Pain that feels like it’s in or around the joints -- and that isn’t the result of OA -- is usually tendinitis, says Glashow. “That’s an inflammation of the tendon, which is a band of tissue that connects your muscles to your bones,” he explains. (With arthritis, it’s usually tough or painful to get moving. With tendinitis, the more you move, the more pain you have.) It’s often caused by activities that involve repetitive motion, like golfing and shoveling.

Most likely to strike: Over age 40. As you get older, your tendons become less elastic and are more prone to injury.

Ease the ache: Use RICE, which stands for rest, ice, compression, and elevation. Take a break from activities that aggravate your joint. Put an ice pack on the sore area. Wrap it in a bandage, and prop up the area (for example, put your leg on a pillow or two if your knee hurts). Take an NSAID -- a nonsteroidal anti-inflammatory medicine, like ibuprofen or naproxen -- to ease inflammation. Talk to your doctor if you're not improving after a week.

One in seven women between the ages of 18 and 50 gets chronic pelvic pain. It can feel sharp or like a dull ache. It's pain that's not caused by your period.It may be the result of another condition, like endometriosis or IBS (irritable bowel syndrome).

Most likely to strike: Between the ages of 18 and 50.

Ease the ache: Over-the-counter pain medicines can help. But call your doctor if you have below-the-belt pain that lasts more than a few days. “Don’t wait until it gets unbearable,” says Deborah Clements, MD, a family medicine doctor at Northwestern Medicine in Illinois.

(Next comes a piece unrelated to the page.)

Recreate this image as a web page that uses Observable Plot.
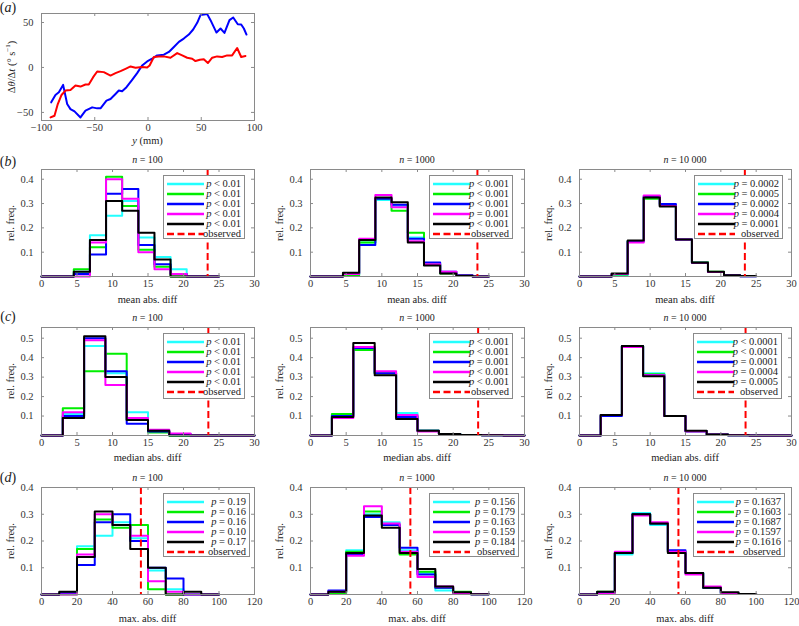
<!DOCTYPE html>
<html><head><meta charset="utf-8">
<script src="https://cdn.jsdelivr.net/npm/d3@7"></script>
<script src="https://cdn.jsdelivr.net/npm/@observablehq/plot@0.6"></script>
<style>
body{margin:0;background:#fff;}
#root{position:relative;width:799px;height:626px;overflow:hidden;font-family:"Liberation Serif","Times New Roman","DejaVu Serif",Times,serif;color:#222;}
.t{position:absolute;white-space:nowrap;transform:translate(-50%,-50%);font-size:10px;line-height:1;}
.rot{transform:translate(-50%,-50%) rotate(-90deg);}
.lg{position:absolute;background:#fff;border:1px solid #8a8a8a;box-sizing:border-box;padding-top:2.5px;}
.row{position:relative;height:10px;font-size:10.5px;line-height:10px;text-align:right;padding-right:3px;}
.row svg{position:absolute;left:3px;top:0;}
.row span{position:relative;}
svg.plot{position:absolute;}
</style></head>
<body><div id="root"></div>
<script>
// ---------- panel (a) data ----------
const aBlueY = [-90.9,-86.9,-83.7,-79.7,-75.9,-72.8,-69,-63.4,-58.7,-52.4,-47.7,-44.6,-39,-35.2,-30.5,-27.4,-24.3,-20.2,-14.9,-10.2,-5.5,-0.8,3.9,8.6,14.9,19.6,24.3,29,33.6,38.3,42.4,46.2,49.3,55.6,58.7,64.3,68.1,71.8,76.5,80,84.3,87.5,90,92.5];
const aBlueRate = [-38.8,-30.6,-27.6,-19.4,-40.7,-46.3,-48.9,-55.6,-48.1,-44.4,-45.5,-45.5,-36.9,-35.1,-29.5,-25.7,-26.5,-22,-13.8,-6.3,2.2,6.7,9.7,13.4,14.2,17.2,22.8,28.4,32.1,36.6,42.2,49.6,58.2,59.3,52.6,38.8,43.3,38.4,52.6,55.6,48.1,47.8,43.3,36.6];
const aRedY = [-91.5,-87.8,-84.7,-81.2,-77.5,-72.8,-68.1,-63.4,-58.7,-55.6,-51.5,-47.7,-41.5,-35.2,-30.5,-25.8,-21.1,-16.4,-11.7,-5.5,-0.8,1.5,5.5,10.2,14.9,21.1,27.4,32.1,36.8,41.5,44.6,48.7,52.4,56.2,60.3,64.9,69.6,74.3,79,83.7,87.5,91.5];
const aRedRate = [-55.6,-53.7,-40.7,-30.6,-25.7,-25,-20.1,-21.3,-19,-19,-10.8,-4.5,-5.2,-9,-6.3,-4.1,-1.5,1.1,-0.4,0.4,0,2.2,11.6,12.3,12.3,10.8,16,13.4,10.8,9.7,7.1,8.6,9,4.9,10.8,12.3,11.6,13.4,13.4,21.6,11.6,12.7];
const aXTicks = [-100,-50,0,50,100];
const aYTicks = [-50,0,50];

// ---------- histogram data (series order: cyan, green, blue, magenta, black) ----------
const seriesColors = ["#22ffff","#00ee00","#0000ff","#ff00ff","#000000"];
const sampleSizes = ["100","1000","10 000"];

const meanEdges = [0,2.27,4.55,6.82,9.09,11.36,13.64,15.91,18.18,20.45,22.73,25];
const meanTicksX = [0,5,10,15,20,25,30];
const meanTicksY = [0.1,0.2,0.3,0.4];
const meanObserved = 23.4;
const mean_n100 = [
  [0,0,0.02,0.17,0.25,0.31,0.16,0.08,0.03,0,0],
  [0,0,0.03,0.12,0.41,0.29,0.11,0.04,0,0,0],
  [0,0,0.01,0.09,0.34,0.36,0.13,0.05,0.01,0,0],
  [0,0,0,0.14,0.40,0.32,0.10,0.03,0.01,0,0],
  [0,0,0.02,0.15,0.31,0.27,0.18,0.07,0,0,0]];
const mean_n1000 = [
  [0,0,0.005,0.14,0.315,0.29,0.16,0.055,0.015,0.003,0],
  [0,0,0.005,0.14,0.32,0.27,0.18,0.05,0.012,0.003,0],
  [0,0,0.01,0.13,0.32,0.295,0.155,0.058,0.02,0.005,0],
  [0,0,0.01,0.155,0.335,0.285,0.145,0.05,0.02,0.003,0],
  [0,0,0.015,0.15,0.325,0.305,0.14,0.045,0.012,0.003,0]];
const mean_n10000 = [
  [0,0,0.005,0.145,0.327,0.295,0.152,0.057,0.018,0.005,0.001],
  [0,0,0.008,0.145,0.32,0.29,0.152,0.06,0.02,0.004,0.001],
  [0,0,0.01,0.145,0.33,0.298,0.152,0.057,0.018,0.005,0.001],
  [0,0,0.01,0.14,0.333,0.29,0.152,0.057,0.018,0.004,0.001],
  [0,0,0.012,0.148,0.325,0.288,0.152,0.057,0.02,0.005,0.002]];
const mean_pLabels = [
  ["< 0.01","< 0.01","< 0.01","< 0.01","< 0.01"],
  ["< 0.001","< 0.001","< 0.001","= 0.001","< 0.001"],
  ["= 0.0002","= 0.0005","= 0.0002","= 0.0004","= 0.0001"]];

const medianEdges = [0,3,6,9,12,15,18,21,24,27,30];
const medianTicksX = [0,5,10,15,20,25,30];
const medianTicksY = [0.1,0.2,0.3,0.4,0.5];
const medianObserved = 23.5;
const median_n100 = [
  [0,0.11,0.46,0.32,0.12,0.02,0,0,0,0],
  [0,0.14,0.33,0.42,0.08,0.015,0,0,0,0],
  [0,0.10,0.50,0.33,0.06,0.02,0.008,0,0,0],
  [0,0.12,0.49,0.26,0.09,0.03,0.01,0,0,0],
  [0,0.09,0.51,0.30,0.08,0.025,0,0,0,0]];
const median_n1000 = [
  [0,0.105,0.445,0.325,0.115,0.025,0.008,0.003,0.001,0.001],
  [0,0.11,0.44,0.32,0.10,0.025,0.008,0.003,0.001,0],
  [0,0.10,0.45,0.32,0.095,0.025,0.008,0.003,0.001,0],
  [0,0.09,0.455,0.33,0.105,0.02,0.005,0.002,0.001,0],
  [0,0.095,0.475,0.31,0.085,0.025,0.008,0.002,0.001,0]];
const median_n10000 = [
  [0,0.105,0.46,0.32,0.10,0.02,0.005,0.001,0,0],
  [0,0.105,0.46,0.315,0.10,0.022,0.006,0.001,0,0],
  [0,0.10,0.46,0.31,0.10,0.022,0.005,0.001,0,0],
  [0,0.105,0.455,0.31,0.10,0.02,0.005,0.001,0,0],
  [0,0.105,0.46,0.305,0.10,0.025,0.005,0.001,0,0]];
const median_pLabels = [
  ["< 0.01","< 0.01","< 0.01","< 0.01","< 0.01"],
  ["< 0.001","< 0.001","= 0.001","< 0.001","< 0.001"],
  ["< 0.0001","< 0.0001","= 0.0001","= 0.0004","= 0.0005"]];

const maxEdges = [0,10,20,30,40,50,60,70,80,90,100];
const maxTicksX = [0,20,40,60,80,100,120];
const maxTicksY = [0.1,0.2,0.3,0.4];
const maxObserved = 56;
const max_n100 = [
  [0,0.005,0.18,0.22,0.27,0.21,0.09,0.02,0,0],
  [0,0,0.17,0.28,0.25,0.26,0.02,0,0,0],
  [0,0.005,0.11,0.27,0.30,0.20,0.10,0.06,0,0],
  [0,0,0.15,0.30,0.26,0.22,0.05,0.01,0,0],
  [0,0.01,0.14,0.31,0.26,0.17,0.10,0,0.01,0]];
const max_n1000 = [
  [0,0.005,0.165,0.30,0.27,0.165,0.08,0.015,0.005,0.001],
  [0,0.005,0.16,0.31,0.26,0.15,0.085,0.025,0.01,0.001],
  [0,0.015,0.15,0.29,0.26,0.175,0.075,0.025,0.005,0.001],
  [0,0.01,0.145,0.33,0.265,0.16,0.065,0.03,0.005,0.001],
  [0,0.01,0.155,0.295,0.25,0.155,0.095,0.03,0.008,0.001]];
const max_n10000 = [
  [0,0.005,0.15,0.305,0.26,0.16,0.08,0.025,0.005,0.002],
  [0,0.01,0.155,0.30,0.265,0.16,0.08,0.025,0.005,0.002],
  [0,0.008,0.155,0.30,0.265,0.165,0.08,0.025,0.005,0.002],
  [0,0.003,0.16,0.295,0.27,0.16,0.075,0.03,0.005,0.002],
  [0,0.01,0.155,0.30,0.265,0.155,0.08,0.025,0.008,0.002]];
const max_pLabels = [
  ["= 0.19","= 0.16","= 0.16","= 0.10","= 0.17"],
  ["= 0.156","= 0.179","= 0.163","= 0.159","= 0.184"],
  ["= 0.1637","= 0.1603","= 0.1687","= 0.1597","= 0.1616"]];

// ---------- layout ----------
const root = document.getElementById("root");
const FONT = "'Liberation Serif', 'Times New Roman', 'DejaVu Serif', Times, serif";
const FRAME = "#8a8a8a";

function addText(html, cx, cy, cls = "", size = 10) {
  const d = document.createElement("div");
  d.className = "t " + cls;
  d.style.left = cx + "px"; d.style.top = cy + "px"; d.style.fontSize = size + "px";
  d.innerHTML = html;
  root.appendChild(d);
  return d;
}
function placeSvg(svg, x, y) {
  svg.classList.add("plot");
  svg.style.left = x + "px"; svg.style.top = y + "px";
  svg.style.background = "transparent";
  root.appendChild(svg);
}
function innerTicks(xTicks, yTicks, W, H) {
  const st = {stroke: FRAME, strokeWidth: 1};
  return [
    Plot.tickX(xTicks, {x: d => d, insetTop: H - 3, ...st}),
    Plot.tickX(xTicks, {x: d => d, insetBottom: H - 3, ...st}),
    Plot.tickY(yTicks, {y: d => d, insetRight: W - 3, ...st}),
    Plot.tickY(yTicks, {y: d => d, insetLeft: W - 3, ...st})
  ];
}

// panel (a)
(function () {
  const L = 41, T = 13, W = 213, H = 107, ml = 40, mr = 8, mt = 4, mb = 22;
  const blue = aBlueY.map((y, i) => ({y, r: aBlueRate[i]}));
  const red = aRedY.map((y, i) => ({y, r: aRedRate[i]}));
  const svg = Plot.plot({
    width: W + ml + mr, height: H + mt + mb,
    marginLeft: ml, marginRight: mr, marginTop: mt, marginBottom: mb,
    style: {fontFamily: FONT, fontSize: "10.5px", color: "#333", overflow: "visible"},
    x: {domain: [-100, 100]},
    y: {domain: [-59, 60]},
    marks: [
      Plot.line(blue, {x: "y", y: "r", stroke: "#0000ff", strokeWidth: 2}),
      Plot.line(red, {x: "y", y: "r", stroke: "#ff0000", strokeWidth: 2}),
      ...innerTicks(aXTicks, aYTicks, W, H),
      Plot.frame({stroke: FRAME}),
      Plot.axisX({ticks: aXTicks, tickSize: 0, tickPadding: 3, label: null}),
      Plot.axisY({ticks: aYTicks, tickSize: 0, tickPadding: 8, label: null})
    ]
  });
  placeSvg(svg, L - ml, T - mt);
  addText("(<i>a</i>)", 8, 8, "", 14);
  addText("<i>y</i> (mm)", L + W / 2, 141, "", 10.5);
  addText("Δ<i>θ</i>/Δ<i>t</i> (° s<sup style='font-size:7px'>−1</sup>)", 11, T + H / 2, "rot", 10.5);
})();

// histogram panels
const cols = [{L: 41, W: 213}, {L: 310, W: 214}, {L: 579, W: 212}];
const rows = [
  {T: 169, H: 107, yMax: 0.44, edges: meanEdges, xDomain: [0, 30], xTicks: meanTicksX, yTicks: meanTicksY,
   obs: meanObserved, data: [mean_n100, mean_n1000, mean_n10000], labels: mean_pLabels,
   xlabel: "mean abs. diff", letter: "b", letterY: 162, titleY: 160, xlabelY: 300,
   legend: [{x: 163, w: 82}, {x: 429, w: 84}, {x: 694, w: 89}], legendT: 175, legendH: 64},
  {T: 327, H: 108, yMax: 0.555, edges: medianEdges, xDomain: [0, 30], xTicks: medianTicksX, yTicks: medianTicksY,
   obs: medianObserved, data: [median_n100, median_n1000, median_n10000], labels: median_pLabels,
   xlabel: "median abs. diff", letter: "c", letterY: 317, titleY: 318, xlabelY: 458,
   legend: [{x: 163, w: 82}, {x: 429, w: 84}, {x: 693, w: 89}], legendT: 333, legendH: 66},
  {T: 487, H: 107, yMax: 0.4, edges: maxEdges, xDomain: [0, 120], xTicks: maxTicksX, yTicks: maxTicksY,
   obs: maxObserved, data: [max_n100, max_n1000, max_n10000], labels: max_pLabels,
   xlabel: "max. abs. diff", letter: "d", letterY: 478, titleY: 478, xlabelY: 619,
   legend: [{x: 163, w: 87}, {x: 429, w: 90}, {x: 693, w: 92}], legendT: 493, legendH: 64}
];

function stairs(edges, vals) {
  const pts = vals.map((v, i) => ({x: edges[i], y: v}));
  pts.push({x: edges[edges.length - 1], y: vals[vals.length - 1]});
  return pts;
}

rows.forEach(row => {
  addText("(<i>" + row.letter + "</i>)", 8, row.letterY, "", 14);
  cols.forEach((col, ci) => {
    const {L, W} = col, {T, H} = row;
    const ml = 40, mr = 8, mt = 4, mb = 22;
    const marks = [];
    row.data[ci].forEach((vals, si) => {
      marks.push(Plot.line(stairs(row.edges, vals), {x: "x", y: "y", curve: "step-after", stroke: seriesColors[si], strokeWidth: 2}));
    });
    marks.push(Plot.ruleX([row.obs], {x: d => d, stroke: "#ff0000", strokeWidth: 2, strokeDasharray: "7,3.5"}));
    marks.push(...innerTicks(row.xTicks, row.yTicks, W, H));
    marks.push(Plot.frame({stroke: FRAME}));
    marks.push(Plot.axisX({ticks: row.xTicks, tickSize: 0, tickPadding: 3, label: null}));
    marks.push(Plot.axisY({ticks: row.yTicks, tickSize: 0, tickPadding: 8, label: null, tickFormat: d3.format(".1f")}));
    const svg = Plot.plot({
      width: W + ml + mr, height: H + mt + mb,
      marginLeft: ml, marginRight: mr, marginTop: mt, marginBottom: mb,
      style: {fontFamily: FONT, fontSize: "10.5px", color: "#333", overflow: "visible"},
      x: {domain: row.xDomain},
      y: {domain: [0, row.yMax]},
      marks
    });
    placeSvg(svg, L - ml, T - mt);
    addText("<i>n</i> = " + sampleSizes[ci], L + W / 2, row.titleY, "", 10);
    addText(row.xlabel, L + W / 2, row.xlabelY, "", 10.5);
    addText("rel. freq.", L - 30, T + H / 2, "rot", 10.5);

    // legend box
    const lg = document.createElement("div");
    lg.className = "lg";
    const lb = row.legend[ci];
    lg.style.left = lb.x + "px"; lg.style.top = row.legendT + "px";
    lg.style.width = lb.w + "px"; lg.style.height = row.legendH + "px";
    const entries = row.labels[ci].map((lab, si) => ({html: "<i>p</i> " + lab.replace("<", "&lt;"), color: seriesColors[si], dash: null}));
    entries.push({html: "observed", color: "#ff0000", dash: "7,3.5"});
    entries.forEach(e => {
      const r = document.createElement("div");
      r.className = "row";
      r.innerHTML = `<svg width="37" height="10"><line x1="0" x2="37" y1="5" y2="5" stroke="${e.color}" stroke-width="2.5" ${e.dash ? `stroke-dasharray="${e.dash}"` : ""}/></svg><span>${e.html}</span>`;
      lg.appendChild(r);
    });
    root.appendChild(lg);
  });
});
</script>
</body></html>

The treatment you need depends on the cause of your pelvic pain. It may include physical therapy, and prescription painkillers, or muscle relaxing medicine.

This condition happens when a nerve that runs from your arm to your palm becomes pressed or squeezed. It causes pain in your fingers and wrist, and numbness or tingling, too. It’s often caused by repetitive motion (for example, from typing or using machinery). But other things, like a family history of carpal tunnel syndrome, arthritis, and menopause-related hormone changes, also up your odds of getting it.

Most likely to strike: During your mid-40s to mid-60s.

Ease the ache: Talk to your doctor if you think have this condition. They may suggest exercise, occupational and physical therapy, and short-term use of over-the-counter pain relievers. But in some cases, surgery is the best way to treat carpal tunnel syndrome.

“As you begin to age, your muscle fibers become less dense, which makes them less flexible and more prone to injury and soreness,” Clements says. That can raise the odds of having soreness after activities you used to do with no problem, like gardening or exercise.

Most likely to strike: You’re more likely to get a muscle strain with every passing decade.

Ease the ache: “The best thing you can do is to try to avoid hurting yourself in the first place,” Clements says.

Don’t lift, push, or pull heavy items without help. Stretching and exercises like yoga and Pilates can help keep your muscles long and limber, and can help when you’re feeling sore, too.

If your muscles are hurting, try RICE therapy and over-the-counter pain medicine. See your doctor if you're in a lot of pain.